The Go binding exposes XFA detection. Use it to flag XFA documents in pipelines, then route those PDFs to a Python or Rust step for full field extraction:

package main

import (
    "fmt"
    "log"
    pdfoxide "github.com/yfedoseev/pdf_oxide/go"
)

func main() {
    doc, err := pdfoxide.Open("government-form.pdf")
    if err != nil { log.Fatal(err) }
    defer doc.Close()

    if doc.HasXfa() {
        fmt.Println("XFA form detected — route to Python/Rust extractor")
    } else {
        fmt.Println("Standard AcroForm or no forms")
    }
}

C#

using PdfOxide;

using var doc = PdfDocument.Open("government-form.pdf");
if (doc.HasXfa)
{
    Console.WriteLine("XFA form detected — route to specialized extractor");
}
else
{
    Console.WriteLine("Standard AcroForm or no forms");
}

Binding coverage note. XFA detection (hasXFA / HasXfa) is available in all five bindings. Full XFA field enumeration and value extraction (names, types, values, datasets XML) is currently exposed in Python and Rust only; the Node, Go, and C# bindings surface detection plus AcroForm-fallback reading. For workflows that need to read XFA field values from Go or C#, bridge through a Python or Rust step.

Why XFA Matters

Most Python PDF libraries silently ignore XFA content — extract_text() and form field APIs only see the AcroForm fallback layer (if one exists).
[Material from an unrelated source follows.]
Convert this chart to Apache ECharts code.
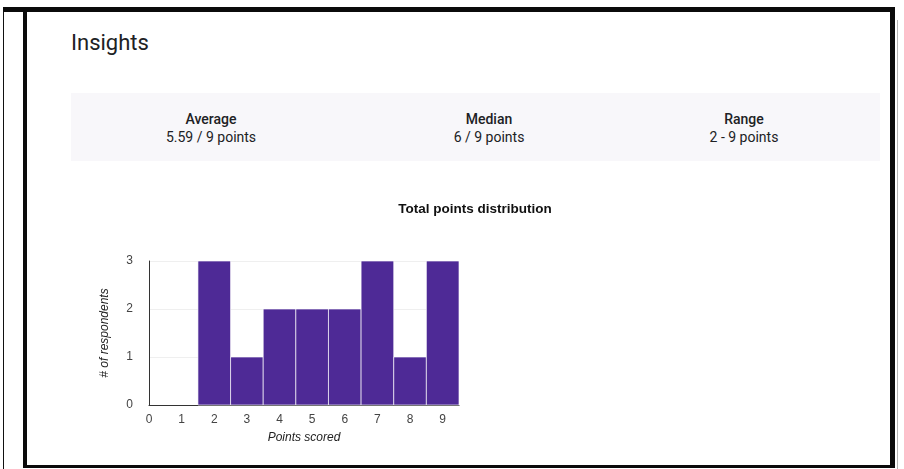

Many XFA-only forms have no AcroForm fallback, making them invisible to other tools:

  • PyMuPDF (pymupdf) XFA formsget_form_fields() and .widgets() return empty on XFA-only PDFs. PyMuPDF has no XFA support and no plans to add it.
  • pypdf XFA support — pypdf’s get_form_text_fields() cannot read XFA content. Only AcroForm fallback fields are visible, if they exist at all.
  • pdfplumber — no XFA support. Form extraction is limited to AcroForm fields.
  • pdfminer — no XFA support. Cannot detect or extract XFA form data.

PDF Oxide is the only Python PDF library that reads XFA XML templates directly, giving you access to form structure and data that PyMuPDF, pypdf, pdfplumber, and pdfminer cannot see.